Does a school ever lower its tuition?

Over at the University of the South (commonly called "Sewanee"), that's what they're doing -- cutting total student charges (tuition plus room plus board) by about 10 percent. 

There's a well-written article about Sewanee's price cut here by Scott Jaschik, the excellent reporter at Inside Higher Ed. But Jaschik's reporting is almost outshone by an easy-to-miss letter to the editor appended to the bottom of the article. In that letter, Miami University president emeritus Jim Garland offers his take on what's behind the tuition cut, and some important considerations for other schools that are thinking of taking this drastic step.
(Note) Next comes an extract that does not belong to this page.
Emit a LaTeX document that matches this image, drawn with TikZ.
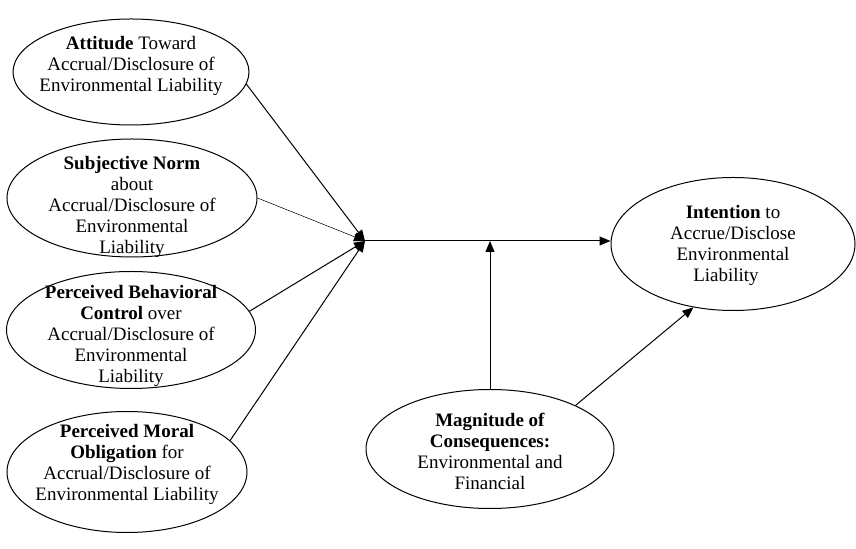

Here's a portion of Garland's letter:

Sewanee's decision to cut tuition by 10 percent reflects basic economic principles that, unfortunately, are not well appreciated by many private college administrations. In essence, Sewanee aims to pump up its enrollments by cutting tuition, hoping that its total revenues will increase, even though each student pays lower tuition. This strategy will be successful only if certain conditions are met:

  • The school must have a very tuition-sensitive applicant pool...
  • The school must have reserve capacity in its student body...
  • The marginal cost of educating each additional student must be lower than the average cost of educating that student...

It is essential to analyze carefully any proposed tuition change in terms of its fiscal implications. Any private college, especially the thinly endowed schools operating in a highly competitive environment, which fails to do so are headed straight for the bankruptcy court.